● **To be done**
Retype each line of the listing below, from the first through the one holding "import seaborn as sns", with no other lines.

● **Recorded information**
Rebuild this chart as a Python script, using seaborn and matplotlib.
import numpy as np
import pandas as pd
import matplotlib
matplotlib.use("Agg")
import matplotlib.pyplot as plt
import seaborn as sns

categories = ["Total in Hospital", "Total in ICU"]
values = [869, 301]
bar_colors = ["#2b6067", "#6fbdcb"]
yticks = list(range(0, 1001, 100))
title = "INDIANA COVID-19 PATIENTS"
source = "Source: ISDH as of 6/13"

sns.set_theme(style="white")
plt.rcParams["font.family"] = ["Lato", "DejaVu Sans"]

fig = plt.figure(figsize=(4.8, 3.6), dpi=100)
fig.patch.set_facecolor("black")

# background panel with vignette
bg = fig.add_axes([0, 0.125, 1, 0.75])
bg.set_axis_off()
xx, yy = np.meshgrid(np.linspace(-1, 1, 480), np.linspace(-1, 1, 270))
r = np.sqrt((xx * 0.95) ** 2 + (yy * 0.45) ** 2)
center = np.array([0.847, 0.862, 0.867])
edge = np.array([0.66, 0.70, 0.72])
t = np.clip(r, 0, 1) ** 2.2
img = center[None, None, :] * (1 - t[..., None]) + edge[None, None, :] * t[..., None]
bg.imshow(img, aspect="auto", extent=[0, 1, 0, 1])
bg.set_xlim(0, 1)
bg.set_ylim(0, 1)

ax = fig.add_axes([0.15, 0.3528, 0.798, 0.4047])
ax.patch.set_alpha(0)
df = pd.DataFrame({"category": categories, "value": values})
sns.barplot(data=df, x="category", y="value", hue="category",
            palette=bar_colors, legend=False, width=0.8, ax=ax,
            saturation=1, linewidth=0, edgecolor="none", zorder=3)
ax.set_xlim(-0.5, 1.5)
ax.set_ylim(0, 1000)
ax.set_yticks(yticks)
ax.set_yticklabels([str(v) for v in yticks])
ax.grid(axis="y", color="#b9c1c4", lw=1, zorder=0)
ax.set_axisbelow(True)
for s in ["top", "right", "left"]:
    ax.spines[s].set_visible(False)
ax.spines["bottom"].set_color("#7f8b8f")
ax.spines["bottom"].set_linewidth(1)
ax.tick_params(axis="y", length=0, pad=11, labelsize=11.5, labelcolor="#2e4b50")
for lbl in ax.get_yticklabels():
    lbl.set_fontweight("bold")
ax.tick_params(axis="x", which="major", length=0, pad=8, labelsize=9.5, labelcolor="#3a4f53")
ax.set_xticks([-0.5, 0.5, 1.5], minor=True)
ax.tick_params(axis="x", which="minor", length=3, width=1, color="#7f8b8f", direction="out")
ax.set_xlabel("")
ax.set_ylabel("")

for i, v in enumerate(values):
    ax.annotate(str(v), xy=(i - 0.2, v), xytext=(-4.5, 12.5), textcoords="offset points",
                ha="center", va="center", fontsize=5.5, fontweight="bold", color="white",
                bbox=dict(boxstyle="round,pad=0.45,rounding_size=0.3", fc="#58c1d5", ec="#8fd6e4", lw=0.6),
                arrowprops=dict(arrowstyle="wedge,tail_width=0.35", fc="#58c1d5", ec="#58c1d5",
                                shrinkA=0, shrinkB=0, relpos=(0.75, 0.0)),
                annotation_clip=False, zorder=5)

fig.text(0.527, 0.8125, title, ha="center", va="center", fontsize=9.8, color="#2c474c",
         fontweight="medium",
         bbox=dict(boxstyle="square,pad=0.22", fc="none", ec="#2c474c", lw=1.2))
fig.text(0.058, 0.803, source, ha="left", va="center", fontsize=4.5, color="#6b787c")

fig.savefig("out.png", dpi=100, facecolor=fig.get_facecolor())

● **Right answer**
Rebuild this chart as a Python script, using seaborn and matplotlib.
import numpy as np
import pandas as pd
import matplotlib
matplotlib.use("Agg")
import matplotlib.pyplot as plt
import seaborn as sns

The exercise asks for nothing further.